The major software developer’s latest anti-piracy strategy is based on the transparency provided by blockchain technology.

Windows and the Office productivity suite have historically been among the best performers on software piracy platforms. As a result, it’s unsurprising that Microsoft, the developer of both products, works diligently to implement anti-piracy measures. Microsoft’s research department, in collaboration with researchers from Alibaba and Carnegie Mellon University, published a new paper in which it examined a blockchain-based incentive system for bolstering anti-piracy campaigns.

As the research’s title, “Argus: A Completely Transparent Incentive System for Anti-Piracy Campaigns,” implies, Microsoft’s new system is based on the transparency provided by blockchain technology. Argus is a trustless incentive mechanism built on the Ethereum blockchain that aims to protect data collected from the open anonymous population of piracy reporters.

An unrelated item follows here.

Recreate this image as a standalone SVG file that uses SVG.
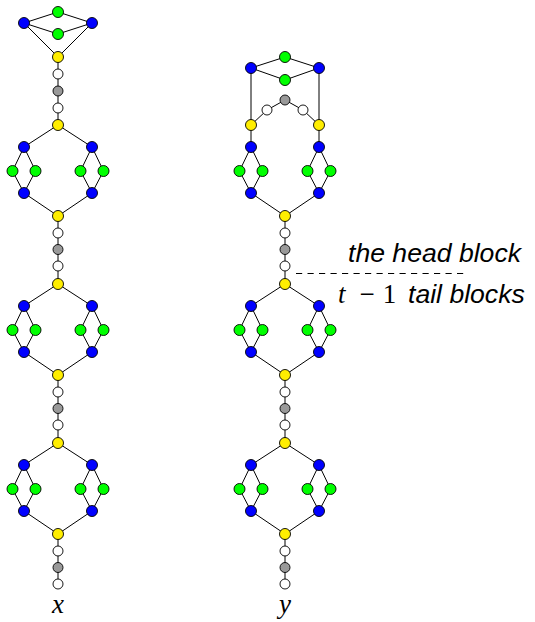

“We see this as a distributed system problem,” the paper stated, “In the implementation, we overcome a set of unavoidable obstacles to ensure security despite full transparency. With the help of a corresponding watermark algorithm, Argus enables the backtracing of pirated content to its source. Additionally referred to as “proof of leakage,” each report of leaked content involves a data concealment procedure. Thus, no one other than the informer is able to report the same watermarked copy without actually owning it.

Additionally, the system includes incentive-reducing safeguards that prevent an informer from repeatedly reporting the same leaked content under different aliases. “With Argus’s security and practicality, we hope that real-world antipiracy campaigns will become truly effective by implementing a fully transparent incentive mechanism,” the report stated.

The paper explained that the team optimized several cryptographic operations “so that the cost of piracy reporting is reduced to the equivalent of sending approximately 14 ETH-transfer transactions to run on the public Ethereum network, which would otherwise correspond to thousands of transactions.”

Globally, technology companies have become more concerned with protecting intellectual property and combating digital piracy. As previously reported by Cointelegraph, Tech Mahindra, the IT subsidiary of Indian conglomerate Mahindra Group, recently launched a new blockchain-based digital contracts and rights platform for the media and entertainment industry based on IBM’s Hyperledger Fabric protocol.